Leave out all pictures and give back precisely the lines from the line with "Recreate this image" to the line with "(rv) at (456,86)", including those two lines.

>> Start RECORDS SHOWN

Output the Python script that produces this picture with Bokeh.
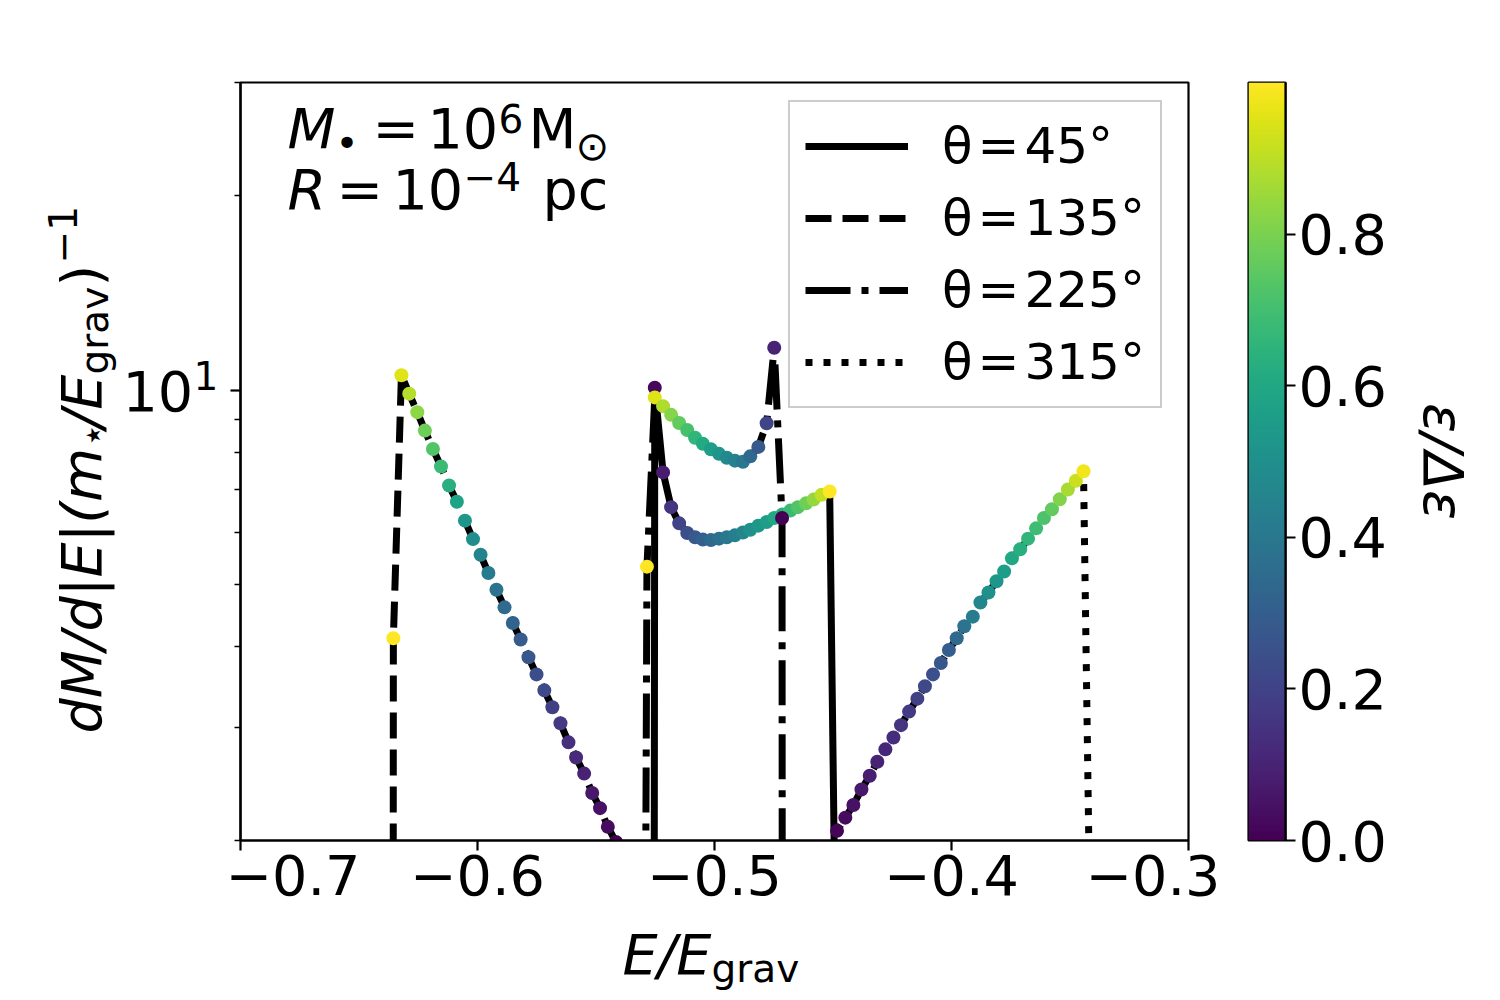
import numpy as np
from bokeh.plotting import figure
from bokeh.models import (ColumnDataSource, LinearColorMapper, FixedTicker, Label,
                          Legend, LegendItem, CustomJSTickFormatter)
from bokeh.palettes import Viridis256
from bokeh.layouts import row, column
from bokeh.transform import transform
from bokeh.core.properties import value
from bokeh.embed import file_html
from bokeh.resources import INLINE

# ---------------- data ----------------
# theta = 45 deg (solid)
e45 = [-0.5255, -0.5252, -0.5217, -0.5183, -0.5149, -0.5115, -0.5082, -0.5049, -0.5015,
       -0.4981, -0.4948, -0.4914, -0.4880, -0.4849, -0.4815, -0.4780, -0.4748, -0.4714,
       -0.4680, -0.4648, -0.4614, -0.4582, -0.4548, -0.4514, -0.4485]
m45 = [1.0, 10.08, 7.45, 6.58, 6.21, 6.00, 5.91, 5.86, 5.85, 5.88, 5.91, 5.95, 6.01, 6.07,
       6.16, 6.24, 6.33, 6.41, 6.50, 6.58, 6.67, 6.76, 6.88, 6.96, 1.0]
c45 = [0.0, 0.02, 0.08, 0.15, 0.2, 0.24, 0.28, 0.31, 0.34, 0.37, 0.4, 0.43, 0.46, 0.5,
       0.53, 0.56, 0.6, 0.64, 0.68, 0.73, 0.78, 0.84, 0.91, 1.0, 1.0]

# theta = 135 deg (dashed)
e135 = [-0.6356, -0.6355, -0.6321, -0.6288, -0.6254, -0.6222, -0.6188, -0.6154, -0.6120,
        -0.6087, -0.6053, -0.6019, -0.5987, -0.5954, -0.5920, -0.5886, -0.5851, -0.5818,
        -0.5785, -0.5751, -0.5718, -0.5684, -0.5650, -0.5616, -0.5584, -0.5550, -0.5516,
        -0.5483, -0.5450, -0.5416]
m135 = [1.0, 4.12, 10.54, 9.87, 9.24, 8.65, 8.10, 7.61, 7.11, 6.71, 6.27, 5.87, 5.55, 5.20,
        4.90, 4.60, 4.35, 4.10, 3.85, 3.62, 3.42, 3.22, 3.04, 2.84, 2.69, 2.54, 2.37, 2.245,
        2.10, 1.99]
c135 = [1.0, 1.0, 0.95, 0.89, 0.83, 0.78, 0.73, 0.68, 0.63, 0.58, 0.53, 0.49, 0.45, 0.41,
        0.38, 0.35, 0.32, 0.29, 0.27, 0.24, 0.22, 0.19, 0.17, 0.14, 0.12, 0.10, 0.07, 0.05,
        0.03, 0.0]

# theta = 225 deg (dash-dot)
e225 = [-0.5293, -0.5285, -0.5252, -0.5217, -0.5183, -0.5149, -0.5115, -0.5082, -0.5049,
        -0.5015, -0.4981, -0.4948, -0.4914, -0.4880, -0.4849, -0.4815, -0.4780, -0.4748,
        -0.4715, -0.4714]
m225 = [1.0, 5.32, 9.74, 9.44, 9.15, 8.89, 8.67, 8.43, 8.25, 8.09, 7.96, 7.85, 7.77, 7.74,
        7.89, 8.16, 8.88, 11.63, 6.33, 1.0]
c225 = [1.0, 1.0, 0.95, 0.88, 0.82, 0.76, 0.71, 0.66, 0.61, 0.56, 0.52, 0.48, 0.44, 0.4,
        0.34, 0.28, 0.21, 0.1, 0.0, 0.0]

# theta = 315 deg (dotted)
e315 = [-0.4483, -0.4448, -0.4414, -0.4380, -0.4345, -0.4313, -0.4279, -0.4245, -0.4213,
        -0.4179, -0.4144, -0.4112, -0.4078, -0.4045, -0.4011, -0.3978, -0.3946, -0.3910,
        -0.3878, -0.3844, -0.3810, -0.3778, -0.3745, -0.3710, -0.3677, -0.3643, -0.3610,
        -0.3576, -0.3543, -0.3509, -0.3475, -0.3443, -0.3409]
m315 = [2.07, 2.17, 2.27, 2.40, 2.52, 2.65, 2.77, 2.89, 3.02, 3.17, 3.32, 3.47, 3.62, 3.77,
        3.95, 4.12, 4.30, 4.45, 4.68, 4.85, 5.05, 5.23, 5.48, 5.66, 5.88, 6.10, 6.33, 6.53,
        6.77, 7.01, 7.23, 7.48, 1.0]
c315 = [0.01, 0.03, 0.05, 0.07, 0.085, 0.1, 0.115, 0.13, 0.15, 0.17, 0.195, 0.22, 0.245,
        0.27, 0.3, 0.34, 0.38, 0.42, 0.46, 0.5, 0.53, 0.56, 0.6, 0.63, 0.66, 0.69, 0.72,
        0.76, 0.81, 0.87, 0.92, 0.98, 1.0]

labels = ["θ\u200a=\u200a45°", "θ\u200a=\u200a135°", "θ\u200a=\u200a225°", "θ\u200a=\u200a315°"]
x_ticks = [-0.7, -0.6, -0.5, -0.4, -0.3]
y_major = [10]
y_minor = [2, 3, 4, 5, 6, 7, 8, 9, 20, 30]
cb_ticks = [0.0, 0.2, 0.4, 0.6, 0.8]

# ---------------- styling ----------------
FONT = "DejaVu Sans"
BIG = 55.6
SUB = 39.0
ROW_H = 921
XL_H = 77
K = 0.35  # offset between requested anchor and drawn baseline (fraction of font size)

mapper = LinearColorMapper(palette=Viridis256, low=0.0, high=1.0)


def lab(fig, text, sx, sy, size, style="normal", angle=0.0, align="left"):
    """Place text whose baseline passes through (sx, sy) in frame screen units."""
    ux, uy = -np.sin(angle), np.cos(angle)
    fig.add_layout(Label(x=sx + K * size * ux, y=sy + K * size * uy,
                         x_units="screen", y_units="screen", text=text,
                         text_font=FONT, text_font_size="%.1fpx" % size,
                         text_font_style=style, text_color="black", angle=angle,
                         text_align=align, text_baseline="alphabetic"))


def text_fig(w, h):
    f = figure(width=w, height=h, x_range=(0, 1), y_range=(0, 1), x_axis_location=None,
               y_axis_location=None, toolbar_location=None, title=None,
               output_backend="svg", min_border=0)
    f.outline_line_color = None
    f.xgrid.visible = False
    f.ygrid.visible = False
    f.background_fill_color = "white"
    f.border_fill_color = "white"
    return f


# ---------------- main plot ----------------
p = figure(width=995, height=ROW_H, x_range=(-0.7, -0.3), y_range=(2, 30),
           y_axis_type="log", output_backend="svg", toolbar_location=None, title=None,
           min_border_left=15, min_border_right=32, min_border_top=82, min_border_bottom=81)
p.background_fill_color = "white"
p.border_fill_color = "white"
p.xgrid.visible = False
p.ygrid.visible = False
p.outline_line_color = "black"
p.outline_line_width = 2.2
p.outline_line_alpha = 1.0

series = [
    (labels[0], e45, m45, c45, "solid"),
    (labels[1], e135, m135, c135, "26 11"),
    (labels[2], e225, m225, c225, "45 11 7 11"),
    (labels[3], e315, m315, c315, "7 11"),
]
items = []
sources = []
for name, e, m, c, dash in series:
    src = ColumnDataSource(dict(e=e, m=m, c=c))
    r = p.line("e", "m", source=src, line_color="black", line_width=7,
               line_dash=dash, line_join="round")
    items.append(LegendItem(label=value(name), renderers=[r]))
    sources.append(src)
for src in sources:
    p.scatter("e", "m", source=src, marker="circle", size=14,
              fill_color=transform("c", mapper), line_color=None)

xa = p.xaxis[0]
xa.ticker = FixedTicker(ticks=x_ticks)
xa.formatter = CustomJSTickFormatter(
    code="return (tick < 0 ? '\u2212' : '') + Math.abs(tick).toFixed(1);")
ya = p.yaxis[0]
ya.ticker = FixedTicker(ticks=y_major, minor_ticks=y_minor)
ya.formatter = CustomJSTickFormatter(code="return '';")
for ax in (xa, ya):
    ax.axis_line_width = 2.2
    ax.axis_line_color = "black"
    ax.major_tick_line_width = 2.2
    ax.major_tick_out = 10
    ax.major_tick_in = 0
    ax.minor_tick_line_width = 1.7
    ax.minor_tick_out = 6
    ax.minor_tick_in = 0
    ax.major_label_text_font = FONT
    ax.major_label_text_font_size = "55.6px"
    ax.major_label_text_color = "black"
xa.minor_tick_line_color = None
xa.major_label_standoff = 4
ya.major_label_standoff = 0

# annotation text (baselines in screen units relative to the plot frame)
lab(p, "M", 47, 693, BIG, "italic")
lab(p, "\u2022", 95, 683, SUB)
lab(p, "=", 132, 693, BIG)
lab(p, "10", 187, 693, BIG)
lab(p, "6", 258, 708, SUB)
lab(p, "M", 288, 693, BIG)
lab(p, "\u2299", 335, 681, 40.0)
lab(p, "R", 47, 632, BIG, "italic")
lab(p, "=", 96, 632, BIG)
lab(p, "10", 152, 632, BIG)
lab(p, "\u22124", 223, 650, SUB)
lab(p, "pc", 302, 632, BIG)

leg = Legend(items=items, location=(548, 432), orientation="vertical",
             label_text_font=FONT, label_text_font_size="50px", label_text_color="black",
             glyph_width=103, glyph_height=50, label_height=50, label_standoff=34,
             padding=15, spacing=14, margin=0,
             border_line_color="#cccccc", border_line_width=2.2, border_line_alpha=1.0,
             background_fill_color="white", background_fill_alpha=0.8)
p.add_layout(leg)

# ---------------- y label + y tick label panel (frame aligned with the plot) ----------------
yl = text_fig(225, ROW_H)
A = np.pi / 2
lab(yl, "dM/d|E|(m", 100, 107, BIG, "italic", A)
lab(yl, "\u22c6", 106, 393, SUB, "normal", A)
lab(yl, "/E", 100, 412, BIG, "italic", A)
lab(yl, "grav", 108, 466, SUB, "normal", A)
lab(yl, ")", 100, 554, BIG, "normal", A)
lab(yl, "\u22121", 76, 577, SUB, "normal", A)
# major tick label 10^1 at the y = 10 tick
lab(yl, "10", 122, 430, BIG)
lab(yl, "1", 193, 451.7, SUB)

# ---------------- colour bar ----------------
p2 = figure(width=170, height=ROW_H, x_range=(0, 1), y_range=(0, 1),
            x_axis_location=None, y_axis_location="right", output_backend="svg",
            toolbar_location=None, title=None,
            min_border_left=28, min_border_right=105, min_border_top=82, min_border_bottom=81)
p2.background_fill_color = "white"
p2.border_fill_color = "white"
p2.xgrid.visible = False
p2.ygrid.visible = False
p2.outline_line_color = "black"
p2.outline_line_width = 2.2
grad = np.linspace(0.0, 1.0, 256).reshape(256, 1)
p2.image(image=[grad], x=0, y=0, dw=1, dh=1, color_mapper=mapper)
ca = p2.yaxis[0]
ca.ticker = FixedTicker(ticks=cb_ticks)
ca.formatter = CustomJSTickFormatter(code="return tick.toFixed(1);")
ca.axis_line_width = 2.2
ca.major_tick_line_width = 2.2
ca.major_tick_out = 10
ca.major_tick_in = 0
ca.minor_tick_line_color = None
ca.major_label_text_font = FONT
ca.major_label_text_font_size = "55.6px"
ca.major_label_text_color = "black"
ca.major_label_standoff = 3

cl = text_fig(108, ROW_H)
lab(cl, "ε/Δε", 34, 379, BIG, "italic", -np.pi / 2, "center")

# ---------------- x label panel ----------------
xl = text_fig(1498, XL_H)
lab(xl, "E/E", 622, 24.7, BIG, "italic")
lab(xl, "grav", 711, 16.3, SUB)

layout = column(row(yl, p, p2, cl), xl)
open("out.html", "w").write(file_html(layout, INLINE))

>> End RECORDS SHOWN
>> Start RECORDS SHOWN

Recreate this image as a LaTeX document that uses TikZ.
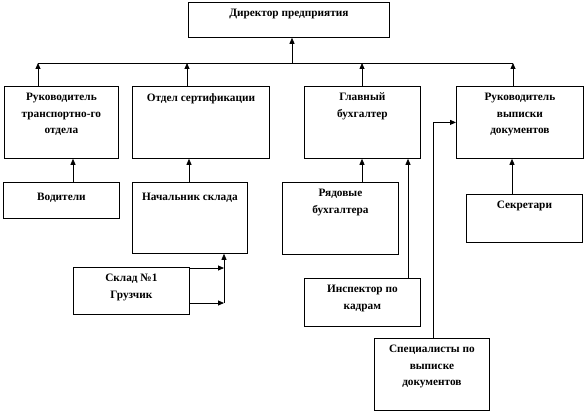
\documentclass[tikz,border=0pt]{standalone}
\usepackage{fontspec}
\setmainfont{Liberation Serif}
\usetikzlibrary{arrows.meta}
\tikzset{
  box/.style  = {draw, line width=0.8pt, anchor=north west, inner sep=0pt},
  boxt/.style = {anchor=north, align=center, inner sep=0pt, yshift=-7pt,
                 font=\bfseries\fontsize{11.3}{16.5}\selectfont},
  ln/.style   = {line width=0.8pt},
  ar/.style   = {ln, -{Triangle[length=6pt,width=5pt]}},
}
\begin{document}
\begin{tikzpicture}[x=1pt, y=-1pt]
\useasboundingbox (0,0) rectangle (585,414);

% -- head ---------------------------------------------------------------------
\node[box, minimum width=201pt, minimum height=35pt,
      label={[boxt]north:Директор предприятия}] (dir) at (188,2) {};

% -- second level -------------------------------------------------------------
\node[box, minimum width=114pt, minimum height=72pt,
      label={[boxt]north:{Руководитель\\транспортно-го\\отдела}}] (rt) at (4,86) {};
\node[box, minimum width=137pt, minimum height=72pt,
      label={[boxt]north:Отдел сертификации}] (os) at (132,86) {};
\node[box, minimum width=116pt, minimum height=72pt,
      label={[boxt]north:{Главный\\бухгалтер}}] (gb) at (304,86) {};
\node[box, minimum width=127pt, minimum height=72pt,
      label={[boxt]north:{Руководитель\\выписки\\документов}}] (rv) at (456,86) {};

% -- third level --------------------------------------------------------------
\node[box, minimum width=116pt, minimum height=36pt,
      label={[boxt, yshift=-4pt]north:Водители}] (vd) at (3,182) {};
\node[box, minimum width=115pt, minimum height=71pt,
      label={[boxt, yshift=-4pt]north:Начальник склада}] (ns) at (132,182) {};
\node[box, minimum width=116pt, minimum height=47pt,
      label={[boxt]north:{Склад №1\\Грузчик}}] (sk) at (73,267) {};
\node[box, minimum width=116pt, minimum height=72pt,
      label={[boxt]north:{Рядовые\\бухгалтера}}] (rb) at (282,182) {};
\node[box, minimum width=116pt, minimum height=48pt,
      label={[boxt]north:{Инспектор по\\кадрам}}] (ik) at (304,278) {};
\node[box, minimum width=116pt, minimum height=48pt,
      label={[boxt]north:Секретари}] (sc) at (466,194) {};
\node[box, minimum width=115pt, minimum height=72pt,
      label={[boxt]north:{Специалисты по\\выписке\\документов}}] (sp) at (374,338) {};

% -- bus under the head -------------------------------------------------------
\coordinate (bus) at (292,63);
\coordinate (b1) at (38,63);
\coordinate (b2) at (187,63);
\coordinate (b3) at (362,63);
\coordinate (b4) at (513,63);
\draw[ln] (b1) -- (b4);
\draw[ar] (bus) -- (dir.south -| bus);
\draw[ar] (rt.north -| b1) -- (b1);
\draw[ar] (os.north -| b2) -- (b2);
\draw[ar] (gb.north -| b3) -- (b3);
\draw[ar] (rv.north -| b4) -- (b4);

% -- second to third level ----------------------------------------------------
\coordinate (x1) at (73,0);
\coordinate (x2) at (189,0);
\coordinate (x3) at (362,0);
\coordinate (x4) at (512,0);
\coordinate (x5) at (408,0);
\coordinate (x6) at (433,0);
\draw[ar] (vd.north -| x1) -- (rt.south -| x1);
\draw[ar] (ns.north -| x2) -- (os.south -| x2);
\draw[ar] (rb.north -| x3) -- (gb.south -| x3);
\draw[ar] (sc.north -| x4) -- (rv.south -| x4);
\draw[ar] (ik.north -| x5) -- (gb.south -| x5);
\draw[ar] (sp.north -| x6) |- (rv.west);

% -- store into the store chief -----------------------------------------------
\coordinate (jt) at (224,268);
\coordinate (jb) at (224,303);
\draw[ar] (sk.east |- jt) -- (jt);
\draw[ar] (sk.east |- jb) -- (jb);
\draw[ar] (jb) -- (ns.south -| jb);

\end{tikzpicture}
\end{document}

>> End RECORDS SHOWN

> [RESULT]
Recreate this image as a LaTeX document that uses TikZ.
\documentclass[tikz,border=0pt]{standalone}
\usepackage{fontspec}
\setmainfont{Liberation Serif}
\usetikzlibrary{arrows.meta}
\tikzset{
  box/.style  = {draw, line width=0.8pt, anchor=north west, inner sep=0pt},
  boxt/.style = {anchor=north, align=center, inner sep=0pt, yshift=-7pt,
                 font=\bfseries\fontsize{11.3}{16.5}\selectfont},
  ln/.style   = {line width=0.8pt},
  ar/.style   = {ln, -{Triangle[length=6pt,width=5pt]}},
}
\begin{document}
\begin{tikzpicture}[x=1pt, y=-1pt]
\useasboundingbox (0,0) rectangle (585,414);

% -- head ---------------------------------------------------------------------
\node[box, minimum width=201pt, minimum height=35pt,
      label={[boxt]north:Директор предприятия}] (dir) at (188,2) {};

% -- second level -------------------------------------------------------------
\node[box, minimum width=114pt, minimum height=72pt,
      label={[boxt]north:{Руководитель\\транспортно-го\\отдела}}] (rt) at (4,86) {};
\node[box, minimum width=137pt, minimum height=72pt,
      label={[boxt]north:Отдел сертификации}] (os) at (132,86) {};
\node[box, minimum width=116pt, minimum height=72pt,
      label={[boxt]north:{Главный\\бухгалтер}}] (gb) at (304,86) {};
\node[box, minimum width=127pt, minimum height=72pt,
      label={[boxt]north:{Руководитель\\выписки\\документов}}] (rv) at (456,86) {};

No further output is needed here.